Former deputy chief whip Kelly Tolhurst has been handed a newly created brief: the minister for schools and childhood.
The Department for Education has confirmed that the MP for Rochester and Strood will cover “strategy for schools, including standards and selection”.
She will also oversee special educational needs and disabilities (SEND), qualifications, and elements of the curriculum including relationships, sex and health education (RSHE) and personal, social, health and economic education (PSHE).
These are all briefs that were previously overseen by the minister for schools standards.
Jonathan Gullis, now serving in that position, has also seen a portfolio shake-up, with behaviour, attendance and exclusion added to his purview as well as school sport and the edtech sector.
Ms Tolhurst’s other areas are:
- Admissions and school transport
- Early years and childcare
- Children’s social care
- Children in care, children in need, child protection, adoption and care leavers
- Disadvantaged and vulnerable children
- Families, including family hubs and early childhood support
- Alternative provision
- School food, including free school meals
- Children and young people’s mental health, online safety and preventing bullying in schools
- Policy to protect against serious violence
Former school system minister Baroness Barran is now minister for the school and college system, retaining oversight of academies.
Andrea Jenkyns is minister for skills, with responsibility for higher-education quality.

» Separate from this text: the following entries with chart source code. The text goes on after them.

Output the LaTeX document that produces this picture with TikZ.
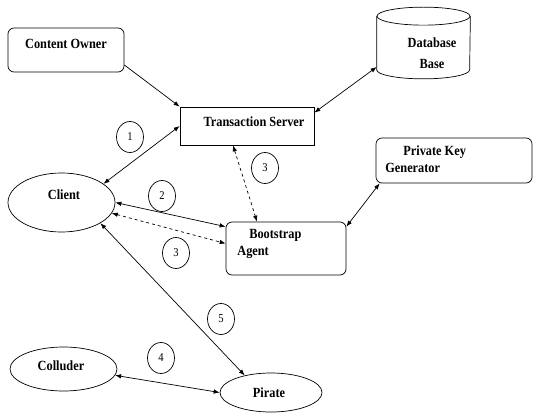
\documentclass[tikz,border=0pt]{standalone}
\usepackage{fontspec}
\setmainfont{Liberation Serif}[FakeStretch=0.88]
\usetikzlibrary{arrows.meta,positioning,shapes.geometric}

\begin{document}
\begin{tikzpicture}[x=1pt, y=-1pt, >={Latex[length=6pt,width=4.5pt]}, line width=0.7pt,
  rbox/.style={draw, rounded corners=6pt, minimum width=#1},
  sbox/.style={draw, minimum width=#1},
  oval/.style={draw, ellipse, inner sep=0pt},
  txt/.style={font=\fontsize{14}{17}\selectfont\bfseries, inner sep=0pt},
  num/.style={draw, ellipse, inner sep=0pt, minimum width=27pt, minimum height=31pt, font=\fontsize{12}{14}\selectfont},
  link/.style={<->}]
\useasboundingbox (0,0) rectangle (534,414);
% boxes
\node[rbox=116pt, minimum height=44pt] (owner) at (66,50) {};
\node[minimum width=93pt, minimum height=71pt, inner sep=0pt] (db) at (423.5,43) {};
\draw ([yshift=-9pt]db.north west) -- ([yshift=9pt]db.south west)
  arc[start angle=180, end angle=360, x radius=46.5pt, y radius=9pt] -- ([yshift=-9pt]db.north east);
\draw ([yshift=-9pt]db.north) ellipse [x radius=46.5pt, y radius=9pt];
\node[sbox=134pt, minimum height=38pt] (ts) at (247,126) {};
\node[rbox=156pt, minimum height=45pt] (pkg) at (454,160.5) {};
\node[rbox=120pt, minimum height=53pt] (boot) at (286,248.5) {};
\node[oval, minimum width=107pt, minimum height=59pt] (client) at (61.5,202.5) {};
\node[oval, minimum width=107pt, minimum height=44pt] (colluder) at (63.5,369) {};
\node[oval, minimum width=102pt, minimum height=39pt] (pirate) at (271,392.5) {};
% texts
\node[txt] (ownertxt) at (66,44) {Content Owner};
\node[txt, align=center, font=\fontsize{14}{21}\selectfont\bfseries] (dbtxt) at (432,53) {Database\\Base};
\node[txt] (tstxt) at (254,122) {Transaction Server};
\node[txt, align=left, anchor=north west] (pkgtxt) at (385,145) {\hspace*{18pt}Private Key\\Generator};
\node[txt, align=left, anchor=north west] (boottxt) at (237,229) {\hspace*{12pt}Bootstrap\\Agent};
\node[txt] (clienttxt) at (64,195) {Client};
\node[txt] (colludertxt) at (61,366) {Colluder};
\node[txt] (piratetxt) at (269,393) {Pirate};
% step numbers
\node[num] (n1) at (130,137) {1};
\node[num] (n3a) at (265,168) {3};
\node[num] (n2) at (162,196) {2};
\node[num] (n3b) at (176,253) {3};
\node[num] (n5) at (221,319) {5};
\node[num] (n4) at (161,358) {4};
% links
\draw[->] ([yshift=-15pt]owner.east) -- (ts.north west);
\draw[link] ([yshift=-24pt]db.west) -- ([yshift=-6pt]ts.north east);
\draw[link] (client.24) -- (ts.west);
\draw[link, dashed] ([xshift=-14pt]ts.south) -- ([xshift=-29pt]boot.north);
\draw[link] (client.east) -- ([yshift=-5pt]boot.north west);
\draw[link, dashed] (client.-12) -- ([yshift=5pt]boot.west);
\draw[link] ([xshift=4pt]pkg.south west) -- ([yshift=-5pt]boot.north east);
\draw[link] (client.-28) -- (pirate.147);
\draw[link] (colluder.-7) -- (pirate.west);
\end{tikzpicture}
\end{document}
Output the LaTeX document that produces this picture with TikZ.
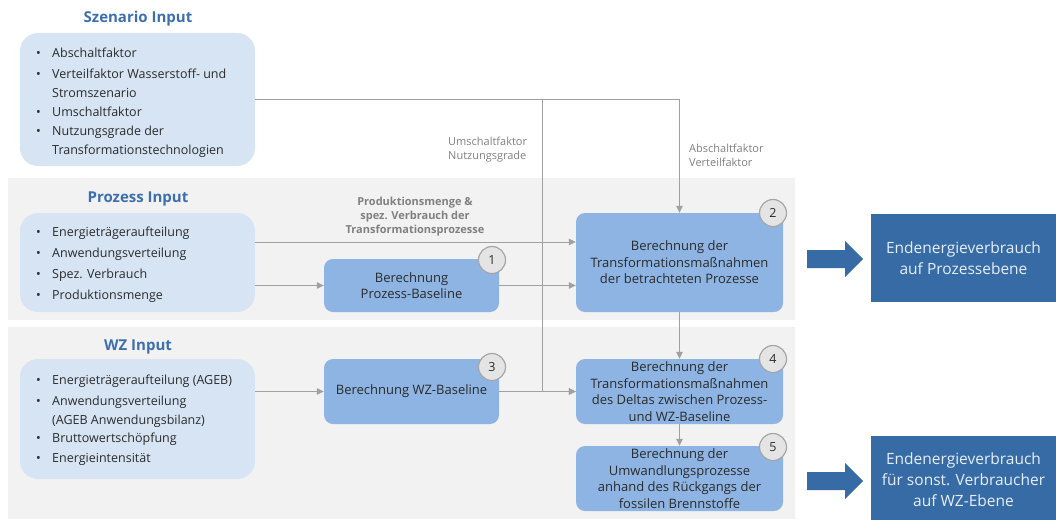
\documentclass[tikz,border=0pt]{standalone}
\usepackage{fontspec}
\setmainfont{Open Sans}
\usetikzlibrary{arrows.meta}
\definecolor{band}{HTML}{F2F2F2}
\definecolor{inbox}{HTML}{D6E4F4}
\definecolor{calc}{HTML}{8DB4E2}
\definecolor{outbox}{HTML}{376BA6}
\definecolor{titlec}{HTML}{3B6FAE}
\definecolor{conn}{HTML}{A0A0A0}
\definecolor{lbl}{HTML}{808080}
\definecolor{txt}{HTML}{2B2B2B}
\definecolor{circf}{HTML}{E4E4E4}
\definecolor{circd}{HTML}{A6A6A6}
\definecolor{outtxt}{HTML}{E6EEF8}
\newcommand\bul[1]{\makebox[16pt][l]{\textbullet}\parbox[t]{200pt}{#1}}
\begin{document}
\begin{tikzpicture}[x=1pt,y=-1pt,
  inputbox/.style={fill=inbox,rounded corners=18pt,inner sep=0pt},
  calcbox/.style={fill=calc,rounded corners=9pt,inner sep=0pt,align=center,text=txt,
     font=\fontsize{13}{16.5}\selectfont},
  outnode/.style={fill=outbox,inner sep=0pt,align=center,text=outtxt,
     font=\fontsize{15.5}{21}\selectfont},
  numc/.style={circle,fill=circf,draw=circd,line width=1.2pt,minimum size=27pt,inner sep=0pt,
     text=txt,font=\fontsize{12.5}{14}\selectfont},
  grouptitle/.style={text=titlec,font=\fontsize{15}{18}\selectfont\bfseries},
  item/.style={anchor=base west,inner sep=0pt,align=left,text=txt,
     font=\fontsize{12.5}{19}\selectfont},
  lab/.style={inner sep=0pt,text=lbl,font=\fontsize{11}{14}\selectfont},
  conn/.style={draw=conn,line width=1pt,-{Triangle[length=7pt,width=6.5pt]}},
  bigarrow/.style={fill=outbox}]
\useasboundingbox (0,0) rectangle (1056,519);
% bands
\fill[band] (8,178) rectangle (795,320);
\fill[band] (8,327) rectangle (795,519);
% input boxes
\node[inputbox,minimum width=235pt,minimum height=133pt] (szbox) at (137.5,99.5) {};
\node[inputbox,minimum width=235pt,minimum height=99pt] (prbox) at (137.5,262.5) {};
\node[inputbox,minimum width=235pt,minimum height=120pt] (wzbox) at (137.5,419) {};
% titles
\node[grouptitle] (szt) at (138,18.5) {Szenario Input};
\node[grouptitle] (prt) at (138,198.5) {Prozess Input};
\node[grouptitle] (wzt) at (138,346.5) {WZ Input};
% items
\node[item] (sz1) at (36,57) {\bul{Abschaltfaktor}};
\node[item] (sz2) at (36,78) {\bul{Verteilfaktor Wasserstoff- und\\Stromszenario}};
\node[item] (sz3) at (36,116) {\bul{Umschaltfaktor}};
\node[item] (sz4) at (36,135) {\bul{Nutzungsgrade der\\Transformationstechnologien}};
\node[item] (pr1) at (36,236) {\bul{Energieträgeraufteilung}};
\node[item] (pr2) at (36,257) {\bul{Anwendungsverteilung}};
\node[item] (pr3) at (36,278) {\bul{Spez. Verbrauch}};
\node[item] (pr4) at (36,299) {\bul{Produktionsmenge}};
\node[item] (wz1) at (36,384) {\bul{Energieträgeraufteilung (AGEB)}};
\node[item] (wz2) at (36,405) {\bul{Anwendungsverteilung\\(AGEB Anwendungsbilanz)}};
\node[item] (wz3) at (36,442) {\bul{Bruttowertschöpfung}};
\node[item] (wz4) at (36,462) {\bul{Energieintensität}};
% calculation boxes
\node[calcbox,minimum width=175pt,minimum height=53pt] (box1) at (411.5,285.5) {Berechnung\\Prozess-Baseline};
\node[calcbox,minimum width=207pt,minimum height=99pt] (box2) at (679.5,262.5) {Berechnung der\\Transformationsmaßnahmen\\der betrachteten Prozesse};
\node[calcbox,minimum width=175pt,minimum height=65pt] (box3) at (411.5,391.5) {Berechnung WZ-Baseline};
\node[calcbox,minimum width=207pt,minimum height=65pt] (box4) at (679.5,391.5) {Berechnung der\\Transformationsmaßnahmen\\des Deltas zwischen Prozess-\\und WZ-Baseline};
\node[calcbox,minimum width=207pt,minimum height=65pt] (box5) at (679.5,478.5) {Berechnung der\\Umwandlungsprozesse\\anhand des Rückgangs der\\fossilen Brennstoffe};
% number circles
\node[numc] (c1) at (492,260) {1};
\node[numc] (c2) at (773,213) {2};
\node[numc] (c3) at (492,367) {3};
\node[numc] (c4) at (773,359) {4};
\node[numc] (c5) at (773,447) {5};
% outputs
\node[outnode,minimum width=185pt,minimum height=88pt] (outA) at (963.5,258) {Endenergieverbrauch\\auf Prozessebene};
\node[outnode,minimum width=185pt,minimum height=88pt] (outB) at (963.5,480) {Endenergieverbrauch\\für sonst. Verbraucher\\auf WZ-Ebene};
\fill[bigarrow] (807,250) -- (845,250) -- (845,241) -- (863,259) -- (845,277) -- (845,268) -- (807,268) -- cycle;
\fill[bigarrow] (807,472) -- (845,472) -- (845,463) -- (863,481) -- (845,499) -- (845,490) -- (807,490) -- cycle;
% labels
\node[lab,align=left,anchor=west] (l1) at (448,150) {Umschaltfaktor\\Nutzungsgrade};
\node[lab,align=left,anchor=west] (l2) at (689,155) {Abschaltfaktor\\Verteilfaktor};
\node[lab,align=center,font=\fontsize{11}{14}\selectfont\bfseries] (l3) at (415,217) {Produktionsmenge \&\\spez. Verbrauch der\\Transformationsprozesse};
% connectors
\coordinate (y242) at (0,242);
\coordinate (br) at (542,99.5);
\draw[conn] (szbox.east) -| (box2.north);
\draw[conn] (br) |- (box4.west);
\draw[conn] (prbox.east |- y242) -- (box2.west |- y242);
\draw[conn] (prbox.east |- box1.west) -- (box1.west);
\draw[conn] (box1.east) -- (box2.west |- box1.east);
\draw[conn] (wzbox.east |- box3.west) -- (box3.west);
\draw[conn] (box3.east) -- (box4.west);
\draw[conn] (box2.south) -- (box4.north);
\draw[conn] (box4.south) -- (box5.north);
\end{tikzpicture}
\end{document}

The appointment confirmations come nearly two weeks after school standards minister Jonathan Gullis announced his own appointment via his LinkedIn page.

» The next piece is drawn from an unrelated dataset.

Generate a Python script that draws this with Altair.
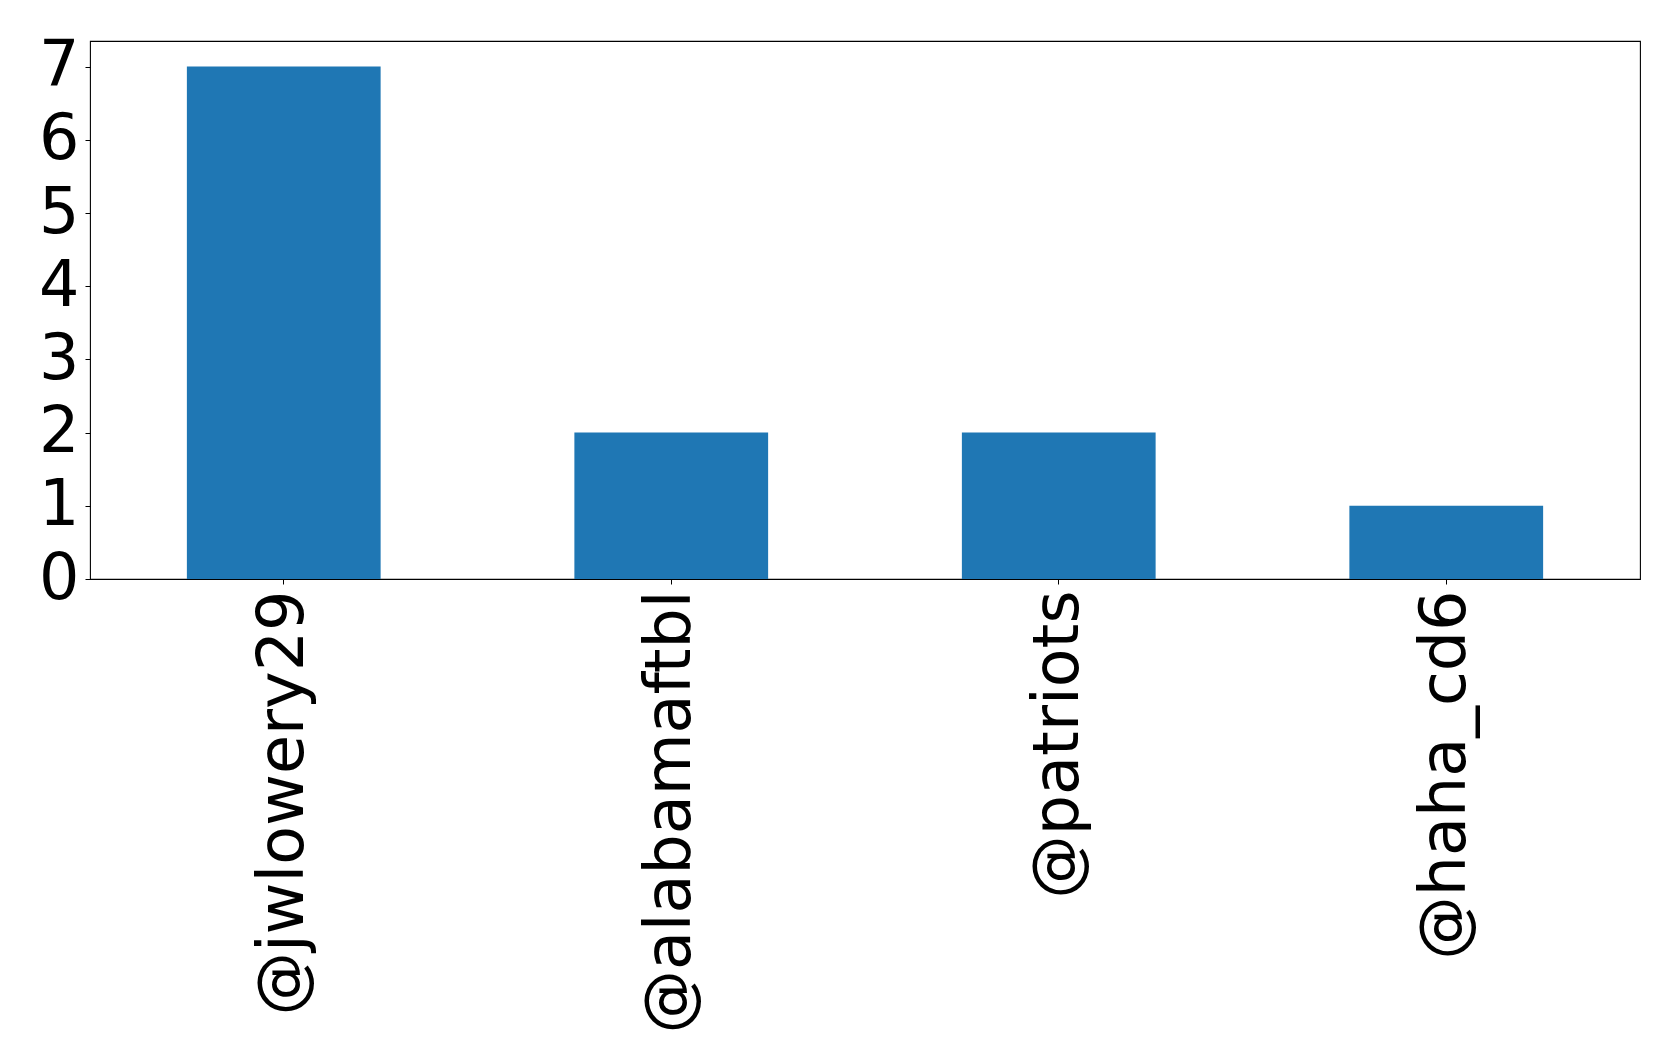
import altair as alt
import pandas as pd

users = ["@jwlowery29", "@alabamaftbl", "@patriots", "@haha_cd6"]
counts = [7, 2, 2, 1]
y_ticks = [0, 1, 2, 3, 4, 5, 6, 7]

df = pd.DataFrame({"user": users, "count": counts})

FONT = "DejaVu Sans"
FS = 63.5

chart = alt.Chart(df).mark_bar(color="#1f77b4").encode(
    x=alt.X(
        "user:N",
        sort=users,
        title=None,
        scale=alt.Scale(paddingInner=0.5, paddingOuter=0.25),
        axis=alt.Axis(
            labelAngle=-90,
            labelAlign="right",
            labelBaseline="middle",
            labelFontSize=FS,
            labelFont=FONT,
            labelColor="black",
            labelPadding=6,
            tickSize=5,
            tickColor="black",
            tickWidth=1,
            domain=False,
            grid=False,
            labelLimit=0,
        ),
    ),
    y=alt.Y(
        "count:Q",
        title=None,
        scale=alt.Scale(domain=[0, 7.35], nice=False, zero=True),
        axis=alt.Axis(
            values=y_ticks,
            format="d",
            labelFontSize=FS,
            labelFont=FONT,
            labelColor="black",
            labelPadding=6,
            tickSize=5,
            tickColor="black",
            tickWidth=1,
            domain=False,
            grid=False,
            labelFlush=False,
            labelOverlap=False,
        ),
    ),
).properties(
    width=1550,
    height=538,
    background="white",
    autosize=alt.AutoSizeParams(type="none"),
    padding={"left": 82, "top": 33, "right": 30, "bottom": 465},
).configure_view(
    stroke="black",
    strokeWidth=1.1,
)

chart.save("out.html", embed_options={"renderer": "svg", "actions": False})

Ms Tolhurst previously held junior ministerial positions in the Department for Transport and the Department for Levelling Up, Housing and Communities.
She was announced as part of Liz Truss’ education team on 7 September.
Ms Tolhurst grew up in Kent and attended a non-selective state school in the county.
She has previously shown support for grammar schools, a hot topic with the new prime minister’s administration, saying in 2018: “Grammars in Kent have worked and have done wonders for the education of many of our young people, and I am proud that family backgrounds have not been a restriction to learning.”